When my daughter was born 14 years ago, it seemed a miracle had occurred. Naturally, I knew she was on her way - I like to think I had something to do with setting her off on her journey and my wife assures me that is the case - but even though a day before she was born my wife's belly was grossly distended with the child she was carrying, when little Elsie did finally make her debut - at 11.42am on August 7, 1996 - it seemed to me that she had come from nowhere. Suddenly she was there, a new life and a new person.

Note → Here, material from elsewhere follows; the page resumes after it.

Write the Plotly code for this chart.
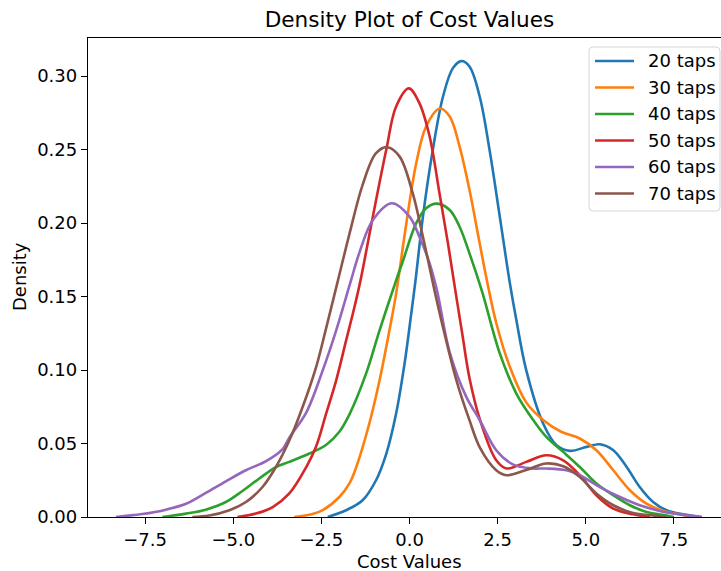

Her birth changed me, I hope for the better. One way I have previously described it is that my centre of gravity shifted from within to without. I also had a new conception of 'life'. 'Life' was everywhere, and 'life', which in those first few days and weeks of wonder always came back to be defined as this little bundle which was my child and which, it seemed, had come from nowhere, became far more valuable. I have never seen animals as 'dumb', although I have never sentimentalised them, either. But suddenly - and it was suddenly - the 'life' in a dog or a cat or in one of the bullocks on my brother-in-law's farm which were being reared merely to be slaughtered once they had reached a certain weight and size, was no less valuable than the 'life' which suffused my daughter. I could, at a pinch, have become a vegetarian. I took fright, when driving across the moor one of the thousands of rabbits which live there darted out from one side of the road in front of me in case I should run it over and kill it. I felt sad when I heard the cows next door in my brother-on-law's farm lowing over the disappearance of their calves - after a few a month or two, the calves are taken from their mothers to be reared elsewhere and all night the desperate mothers call out in grief. It might sound fanciful, but their grief was and is in no less than the grief I would have felt had my daughter been take away from me.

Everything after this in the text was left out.